Cumartesi, Ağustos 24, 2013

Eski hikayeler.

Bir başka sigara yaktım yalnızlığımın şerefine bu gece. Her dakikasını yaşıyorum karanlığın. Ufacık bir yıldız parıltısı bile yok gök yüzünde. Eskiden milyonlarca vardı. Eskiden karanlık yoktu.
Uyuyamıyorum. Yeni bir şey değil bu. Aylar oldu. Duyularım kokunu içime çekebilmek için kıvranıyor. Ev dediğim yerde uyuyabilmek için ruhumu satmaya hazırım ben oysaki. Gerçi ne değeri var ki?
Üflediğim her duman hep aynı yönde kayıp gidiyor. Sanki gitmeleri gereken bir yer varmış gibi. Ait oldukları bir yer. Benim sahip olmadığım bir varlık. Sanki her şey doğru. Sanki her şey olması gerektiği gibi. Tek yanlış benim.
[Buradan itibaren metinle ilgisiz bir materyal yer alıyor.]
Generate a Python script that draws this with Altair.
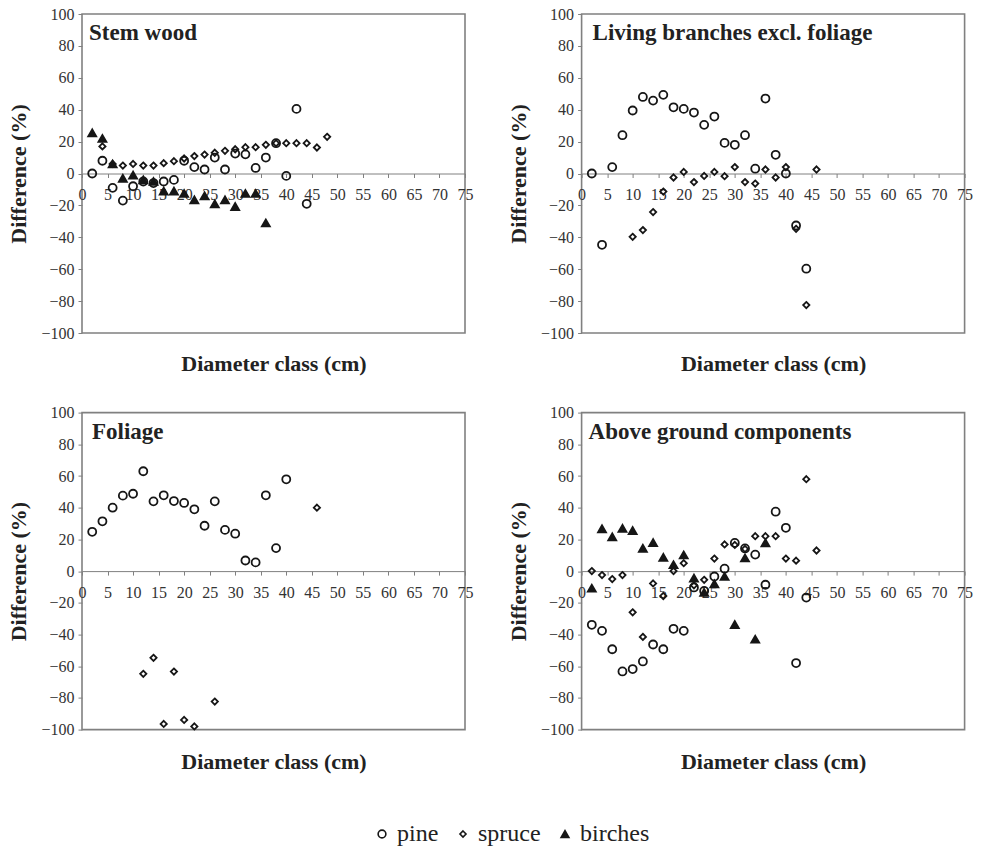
import altair as alt
import pandas as pd

FONT = "Liberation Serif"
SPECIES = ["pine", "spruce", "birches"]
X_TICKS = list(range(0, 80, 5))
Y_TICKS = list(range(-100, 120, 20))

# ---- Stem wood ----
sw_pine_x = [2, 4, 6, 8, 10, 12, 14, 16, 18, 20, 22, 24, 26, 28, 30, 32, 34, 36, 38, 40, 42, 44]
sw_pine_y = [0, 8, -9, -17, -8, -5, -6, -5, -4, 8, 4, 2.5, 10, 2.5, 12.5, 12, 3.5, 10, 19, -1.5, 40.5, -19]
sw_spruce_x = [4, 6, 8, 10, 12, 14, 16, 18, 20, 22, 24, 26, 28, 30, 32, 34, 36, 38, 40, 42, 44, 46, 48]
sw_spruce_y = [17, 6, 5, 6, 5, 5, 6.5, 7.7, 9.4, 10.9, 11.9, 13, 14.2, 15.2, 16.5, 16.5, 18, 19, 19, 19, 19, 16.3, 23]
sw_birch_x = [2, 4, 6, 8, 10, 12, 14, 16, 18, 20, 22, 24, 26, 28, 30, 32, 34, 36]
sw_birch_y = [25.5, 22, 6, -3, -1, -4, -5, -11, -11, -12.5, -16.5, -14, -19, -16.5, -20.7, -12.5, -12.5, -31]

# ---- Living branches excl. foliage ----
lb_pine_x = [2, 4, 6, 8, 10, 12, 14, 16, 18, 20, 22, 24, 26, 28, 30, 32, 34, 36, 38, 40, 42, 44]
lb_pine_y = [0, -44.7, 4, 24, 39.5, 48, 45.7, 49.3, 41.5, 40.5, 38.2, 30.5, 35.7, 19.2, 18, 24, 3, 47, 11.7, 0, -32.6, -59.7]
lb_spruce_x = [10, 12, 14, 16, 18, 20, 22, 24, 26, 28, 30, 32, 34, 36, 38, 40, 42, 44, 46]
lb_spruce_y = [-39.7, -35.5, -24.2, -11.3, -2.5, 1, -5.4, -1.5, 1, -1.7, 4, -5.4, -6.3, 2.5, -2.5, 4, -34.7, -82.5, 2.5]

# ---- Foliage ----
fo_pine_x = [2, 4, 6, 8, 10, 12, 14, 16, 18, 20, 22, 24, 26, 28, 30, 32, 34, 36, 38, 40]
fo_pine_y = [24.8, 31.4, 40, 47.6, 48.8, 63, 44, 47.8, 44.2, 43, 39, 28.6, 44, 26, 23.6, 6.7, 5.5, 47.8, 14.5, 57.9]
fo_spruce_x = [12, 14, 16, 18, 20, 22, 26, 46]
fo_spruce_y = [-64.8, -54.7, -96.4, -63.4, -93.9, -98, -82.3, 40]

# ---- Above ground components ----
ag_pine_x = [2, 4, 6, 8, 10, 12, 14, 16, 18, 20, 22, 24, 26, 28, 30, 32, 34, 36, 38, 40, 42, 44]
ag_pine_y = [-33.9, -37.7, -49.3, -63.3, -61.8, -57, -46.3, -49.3, -36.4, -37.7, -10.3, -12.5, -3.4, 1.5, 17.8, 14.3, 10.4, -8.6, 37.5, 27.3, -58, -16.7]
ag_spruce_x = [2, 4, 6, 8, 10, 12, 14, 16, 18, 20, 22, 24, 26, 28, 30, 32, 34, 36, 38, 40, 42, 44, 46]
ag_spruce_y = [0, -2.5, -5, -2.5, -26, -41.5, -7.8, -15.7, 0, 5, -9, -5.5, 7.9, 16.8, 16.5, 14, 22, 22, 22, 7.9, 6.6, 58, 13]
ag_birch_x = [2, 4, 6, 8, 10, 12, 14, 16, 18, 20, 22, 24, 26, 28, 30, 32, 34, 36]
ag_birch_y = [-10.8, 26.7, 21.6, 27, 25.6, 14.4, 18, 8.7, 4, 10.2, -4.4, -13.5, -8, -3.4, -33.7, 8.3, -43, 17.8]

DIAMOND = "M0,-0.78L0.78,0L0,0.78L-0.78,0Z"
INK = "#161616"
GRAY = "#808080"


def table(series):
    rows = []
    for sp, xs, ys in series:
        rows += [{"dbh": x, "diff": y, "species": sp} for x, y in zip(xs, ys)]
    return pd.DataFrame(rows)


def panel(title, series, h, title_dx, legend):
    df = table(series)
    xaxis = alt.Axis(values=X_TICKS, offset=-h / 2, title="Diameter class (cm)", titleY=180,
                     labelFlush=False, labelOverlap=False, grid=False, tickSize=4,
                     labelPadding=9, domainColor=GRAY, tickColor=GRAY)
    yaxis = alt.Axis(values=Y_TICKS, title="Difference (%)", grid=False, domain=False,
                     tickSize=4, labelPadding=4, titlePadding=10, tickColor=GRAY)
    shape = alt.Shape("species:N", scale=alt.Scale(domain=SPECIES, range=["circle", DIAMOND, "triangle-up"]),
                      legend=legend)
    fill = alt.Fill("species:N", scale=alt.Scale(domain=SPECIES, range=["transparent", "transparent", INK]),
                    legend=legend)
    stroke = alt.Stroke("species:N", scale=alt.Scale(domain=SPECIES, range=[INK, INK, INK]),
                        legend=legend)
    pts = alt.Chart(df).mark_point(filled=True, strokeWidth=1.8, size=64, opacity=1).encode(
        x=alt.X("dbh:Q", scale=alt.Scale(domain=[0, 75], nice=False, zero=False), axis=xaxis),
        y=alt.Y("diff:Q", scale=alt.Scale(domain=[-100, 100], nice=False), axis=yaxis),
        shape=shape, fill=fill, stroke=stroke)
    lbl = alt.Chart(pd.DataFrame({"t": [title]})).mark_text(
        align="left", baseline="alphabetic", font=FONT, fontSize=23, fontWeight="bold", color="#222"
    ).encode(x=alt.value(title_dx), y=alt.value(26), text="t:N")
    return alt.layer(pts, lbl).properties(width=383, height=h)


legend = alt.Legend(orient="none", legendX=288, legendY=808, direction="horizontal", title=None,
                    labelFont=FONT, labelFontSize=24, labelColor="#222", symbolSize=60,
                    symbolStrokeWidth=1.6, symbolStrokeColor=INK, columnPadding=12, labelOffset=3)

p1 = panel("Stem wood", [("pine", sw_pine_x, sw_pine_y), ("spruce", sw_spruce_x, sw_spruce_y),
                         ("birches", sw_birch_x, sw_birch_y)], 319, 7, legend)
p2 = panel("Living branches excl. foliage", [("pine", lb_pine_x, lb_pine_y),
                                             ("spruce", lb_spruce_x, lb_spruce_y)], 319, 11, None)
p3 = panel("Foliage", [("pine", fo_pine_x, fo_pine_y), ("spruce", fo_spruce_x, fo_spruce_y)], 317, 10, None)
p4 = panel("Above ground components", [("pine", ag_pine_x, ag_pine_y), ("spruce", ag_spruce_x, ag_spruce_y),
                                       ("birches", ag_birch_x, ag_birch_y)], 317, 7, None)

chart = alt.concat(
    p1, p2, p3, p4, columns=2, spacing=alt.RowColnumber(row=79.6, column=116.6), bounds="flush"
).resolve_scale(shape="shared", fill="shared", stroke="shared").properties(
    padding={"left": 7, "top": 5, "right": 5, "bottom": 5}, background="white"
).configure(font=FONT).configure_view(stroke=GRAY, strokeWidth=1.6).configure_axis(
    labelFont=FONT, labelFontSize=16, labelColor="#333", titleFont=FONT, titleFontSize=22,
    titleFontWeight="bold", titleColor="#222"
)

chart.save("out.html", embed_options={"renderer": "svg", "actions": False})
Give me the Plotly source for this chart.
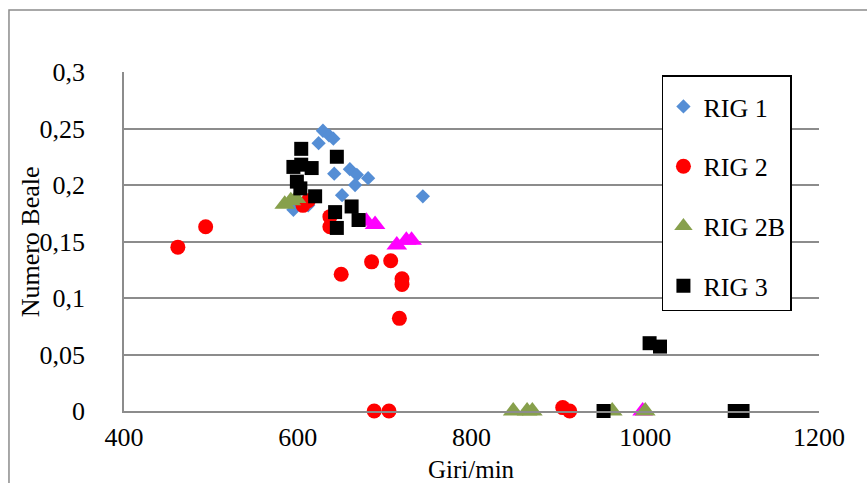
import plotly.graph_objects as go

# RIG 1 measurements (rpm, Beale number)
rig1_rpm = [629, 636, 641, 624, 642, 660, 668, 681, 666, 651, 744, 595, 612]
rig1_beale = [0.248, 0.244, 0.241, 0.237, 0.210, 0.214, 0.209, 0.206, 0.200, 0.191, 0.190, 0.178, 0.182]

# RIG 2 measurements
rig2_rpm = [462, 494, 612, 606, 637, 637, 650, 685, 707, 720, 720, 717, 688, 705, 905, 913]
rig2_beale = [0.145, 0.163, 0.186, 0.182, 0.172, 0.163, 0.121, 0.132, 0.133, 0.117, 0.112, 0.082, 0, 0, 0.003, 0]

# RIG 2B extra points (no legend entry)
rig2b_extra_rpm = [679, 689, 714, 725, 731, 997]
rig2b_extra_beale = [0.168, 0.165, 0.147, 0.151, 0.151, 0]

# RIG 2B measurements
rig2b_rpm = [585, 592, 598, 848, 864, 870, 962, 1000]
rig2b_beale = [0.183, 0.186, 0.188, 0, 0, 0, 0, 0]

# RIG 3 measurements
rig3_rpm = [604, 645, 595, 604, 616, 599, 603, 620, 662, 643, 670, 645, 1005, 1017, 952, 1103, 1112]
rig3_beale = [0.232, 0.225, 0.216, 0.218, 0.215, 0.203, 0.197, 0.190, 0.181, 0.176, 0.169, 0.162,
              0.060, 0.057, 0, 0, 0]

x_ticks = [400, 600, 800, 1000, 1200]
y_ticks = [0, 0.05, 0.1, 0.15, 0.2, 0.25, 0.3]

FONT = "Liberation Serif"
GRID = "#8c8c8c"

fig = go.Figure()

fig.add_trace(go.Scatter(x=rig1_rpm, y=rig1_beale, mode="markers", name="RIG 1", legendgroup="g1",
                         marker=dict(symbol="diamond", size=11, color="#558ed5"), cliponaxis=False))
fig.add_trace(go.Scatter(x=rig2_rpm, y=rig2_beale, mode="markers", name="RIG 2", legendgroup="g2",
                         marker=dict(symbol="circle", size=15, color="#ff0000"), cliponaxis=False))
fig.add_trace(go.Scatter(x=rig2b_extra_rpm, y=rig2b_extra_beale, mode="markers", name="RIG 2B (b)",
                         showlegend=False,
                         marker=dict(symbol="triangle-up", size=18, color="#ff00ff"), cliponaxis=False))
fig.add_trace(go.Scatter(x=rig2b_rpm, y=rig2b_beale, mode="markers", name="RIG 2B", legendgroup="g3",
                         marker=dict(symbol="triangle-up", size=18, color="#87a04c"), cliponaxis=False))
fig.add_trace(go.Scatter(x=rig3_rpm, y=rig3_beale, mode="markers", name="RIG 3", legendgroup="g4",
                         marker=dict(symbol="square", size=14, color="#000000"), cliponaxis=False))

# outer chart frame
fig.add_shape(type="rect", xref="paper", yref="paper", x0=-0.1655, x1=1.08, y0=-0.25, y1=1.183,
              line=dict(color=GRID, width=1.5), layer="below")

# axis titles
fig.add_annotation(text="Giri/min", xref="paper", yref="paper", x=0.5, y=-0.172,
                   xanchor="center", yanchor="middle", showarrow=False,
                   font=dict(family=FONT, size=25, color="black"))
fig.add_annotation(text="Numero Beale", xref="paper", yref="paper", x=-0.134, y=0.5,
                   xanchor="center", yanchor="middle", textangle=-90, showarrow=False,
                   font=dict(family=FONT, size=26, color="black"))

fig.update_layout(
    width=867, height=483,
    margin=dict(l=124, r=48, t=72, b=72),
    paper_bgcolor="white", plot_bgcolor="white",
    separators=",.",
    font=dict(family=FONT, size=26, color="black"),
    legend=dict(x=0.774, y=0.991, xanchor="left", yanchor="top",
                bordercolor="black", borderwidth=1.5, bgcolor="white",
                font=dict(family=FONT, size=26, color="black"),
                title=dict(text=" ", font=dict(size=5)),
                tracegroupgap=23, traceorder="grouped"),
    xaxis=dict(range=[400, 1200], tickvals=x_ticks, showgrid=False, zeroline=False,
               showline=True, linecolor=GRID, linewidth=1.5, ticks="",
               ticklabelstandoff=2, automargin=False),
    yaxis=dict(range=[0, 0.3], tickvals=y_ticks, showgrid=True, gridcolor=GRID, gridwidth=1.5,
               zeroline=False, showline=True, linecolor=GRID, linewidth=1.5, ticks="",
               ticklabelstandoff=32, automargin=False),
)

fig.write_html("out.html")
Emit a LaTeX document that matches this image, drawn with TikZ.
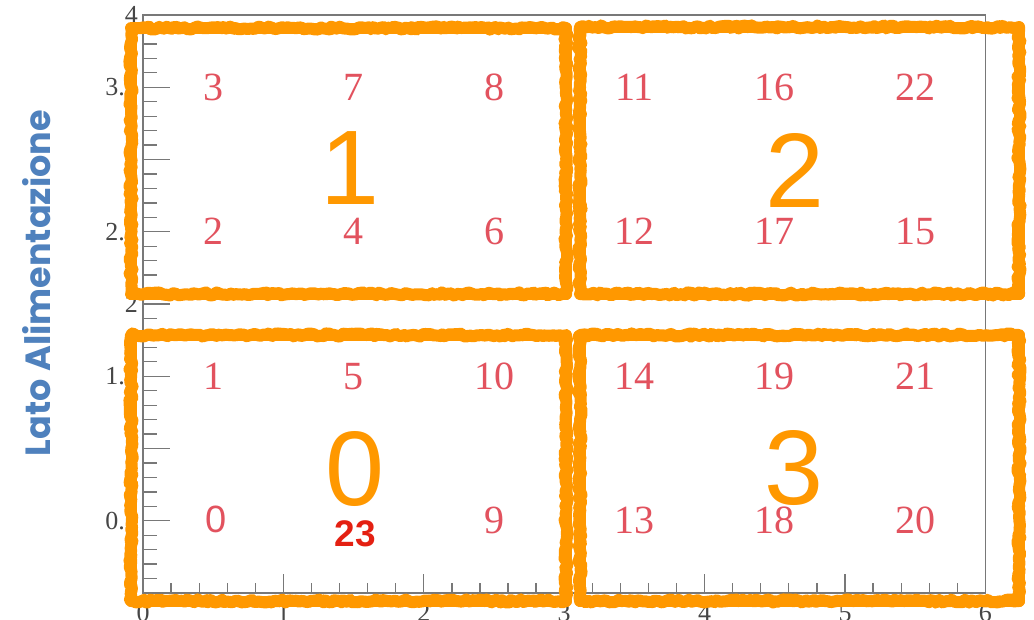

Küçükken var olmamayı dilerdim. Şimdiyse var olmanı diliyorum. Aslında varsın. Oradasın ama. Bana acı veren bu. Geceleri uykularımı kabuslarla dolduran bu. Senden önce çok farklı değildi. Ama bu kadar acı yoktu hayatımda. Bana unutturmuştun. Bana iyi gelmiştin. Benim olmuştun. Birlikte olmuştuk sanki var olumuşumuzun amacı buymuş gibi. Ait olduğum yeri bulmuştum. Zaman içinde kaybedene kadar.
Herkes bunu aşmam gerektiğini söylüyor. Aştığımı söyleyebiliriz. Ama bunun doğru olmadığını ikimiz de biliyoruz. Seni çok seviyorum. Ama sen... Bundan sen ve ben şeklinde bahsedecek kadar uzaktasın şimdi.